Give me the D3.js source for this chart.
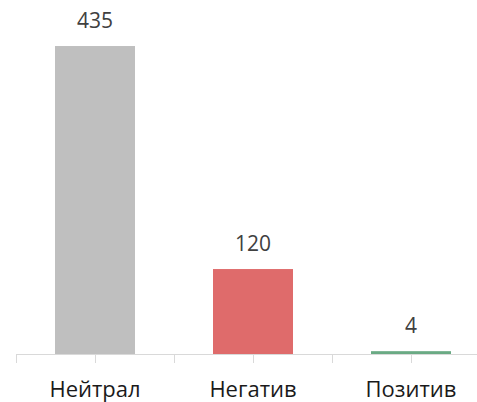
<!DOCTYPE html>
<html>
<head>
<meta charset="utf-8">
<script src="https://cdn.jsdelivr.net/npm/d3@7"></script>
<style>
  html, body { margin: 0; padding: 0; background: #fff; }
  svg { display: block; }
</style>
</head>
<body>
<svg id="chart" width="477" height="402"></svg>
<script>
const categories = ["Нейтрал", "Негатив", "Позитив"];
const values = [435, 120, 4];
const colors = ["#bfbfbf", "#df6b6b", "#6aaa84"];
const yDomain = [0, 500];

const svg = d3.select("#chart");
const baseY = 354;
const left = 16, right = 490;

const xCat = d3.scaleBand().domain(categories).range([left, right]).padding(0);
const xBar = d3.scaleBand().domain(categories).range([left, right])
  .paddingInner(0.4937).paddingOuter(0.2468);
const y = d3.scaleLinear().domain(yDomain).range([baseY, 0]);

// bars
svg.selectAll("rect.bar").data(values).enter().append("rect")
  .attr("class", "bar")
  .attr("x", (d, i) => xBar(categories[i]))
  .attr("width", xBar.bandwidth())
  .attr("y", d => y(d))
  .attr("height", d => y(0) - y(d))
  .attr("fill", (d, i) => colors[i]);

// axis line
const axisG = svg.append("g").attr("transform", `translate(0,${baseY})`);
axisG.append("line")
  .attr("x1", left).attr("x2", right)
  .attr("y1", 0.5).attr("y2", 0.5)
  .attr("stroke", "#d9d9d9").attr("stroke-width", 1);

// tick marks at boundaries and centers
const tickXs = [];
categories.forEach(c => {
  tickXs.push(xCat(c));
  tickXs.push(xCat(c) + xCat.bandwidth() / 2);
});
tickXs.push(right);
axisG.selectAll("line.tick").data(tickXs).enter().append("line")
  .attr("class", "tick")
  .attr("x1", d => Math.round(d) + 0.5).attr("x2", d => Math.round(d) + 0.5)
  .attr("y1", 0).attr("y2", 9)
  .attr("stroke", "#d9d9d9").attr("stroke-width", 1);

// category labels
const labelAxis = d3.axisBottom(xCat).tickSize(0).tickPadding(0);
const lg = svg.append("g").attr("transform", `translate(0,${baseY})`).call(labelAxis);
lg.select(".domain").remove();
lg.selectAll("text")
  .attr("y", 43).attr("dy", null)
  .attr("font-family", "'Open Sans', sans-serif")
  .attr("font-size", "22px")
  .attr("fill", "#1a1a1a");

// data labels
svg.selectAll("text.val").data(values).enter().append("text")
  .attr("class", "val")
  .attr("x", (d, i) => xCat(categories[i]) + xCat.bandwidth() / 2)
  .attr("y", d => y(d) - 18)
  .attr("text-anchor", "middle")
  .attr("font-family", "'Open Sans', sans-serif")
  .attr("font-size", "21px")
  .attr("fill", "#404040")
  .text(d => d);
</script>
</body>
</html>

========

*AIM OF THE TASK*
All of the data above should be transcribed verbatim, with pictures omitted.

*FINAL ANSWER*
Give me the D3.js source for this chart.
<!DOCTYPE html>
<html>
<head>
<meta charset="utf-8">
<script src="https://cdn.jsdelivr.net/npm/d3@7"></script>
<style>
  html, body { margin: 0; padding: 0; background: #fff; }
  svg { display: block; }
</style>
</head>
<body>
<svg id="chart" width="477" height="402"></svg>
<script>
const categories = ["Нейтрал", "Негатив", "Позитив"];
const values = [435, 120, 4];
const colors = ["#bfbfbf", "#df6b6b", "#6aaa84"];
const yDomain = [0, 500];

const svg = d3.select("#chart");
const baseY = 354;
const left = 16, right = 490;

const xCat = d3.scaleBand().domain(categories).range([left, right]).padding(0);
const xBar = d3.scaleBand().domain(categories).range([left, right])
  .paddingInner(0.4937).paddingOuter(0.2468);
const y = d3.scaleLinear().domain(yDomain).range([baseY, 0]);

// bars
svg.selectAll("rect.bar").data(values).enter().append("rect")
  .attr("class", "bar")
  .attr("x", (d, i) => xBar(categories[i]))
  .attr("width", xBar.bandwidth())
  .attr("y", d => y(d))
  .attr("height", d => y(0) - y(d))
  .attr("fill", (d, i) => colors[i]);

// axis line
const axisG = svg.append("g").attr("transform", `translate(0,${baseY})`);
axisG.append("line")
  .attr("x1", left).attr("x2", right)
  .attr("y1", 0.5).attr("y2", 0.5)
  .attr("stroke", "#d9d9d9").attr("stroke-width", 1);

// tick marks at boundaries and centers
const tickXs = [];
categories.forEach(c => {
  tickXs.push(xCat(c));
  tickXs.push(xCat(c) + xCat.bandwidth() / 2);
});
tickXs.push(right);
axisG.selectAll("line.tick").data(tickXs).enter().append("line")
  .attr("class", "tick")
  .attr("x1", d => Math.round(d) + 0.5).attr("x2", d => Math.round(d) + 0.5)
  .attr("y1", 0).attr("y2", 9)
  .attr("stroke", "#d9d9d9").attr("stroke-width", 1);

// category labels
const labelAxis = d3.axisBottom(xCat).tickSize(0).tickPadding(0);
const lg = svg.append("g").attr("transform", `translate(0,${baseY})`).call(labelAxis);
lg.select(".domain").remove();
lg.selectAll("text")
  .attr("y", 43).attr("dy", null)
  .attr("font-family", "'Open Sans', sans-serif")
  .attr("font-size", "22px")
  .attr("fill", "#1a1a1a");

// data labels
svg.selectAll("text.val").data(values).enter().append("text")
  .attr("class", "val")
  .attr("x", (d, i) => xCat(categories[i]) + xCat.bandwidth() / 2)
  .attr("y", d => y(d) - 18)
  .attr("text-anchor", "middle")
  .attr("font-family", "'Open Sans', sans-serif")
  .attr("font-size", "21px")
  .attr("fill", "#404040")
  .text(d => d);
</script>
</body>
</html>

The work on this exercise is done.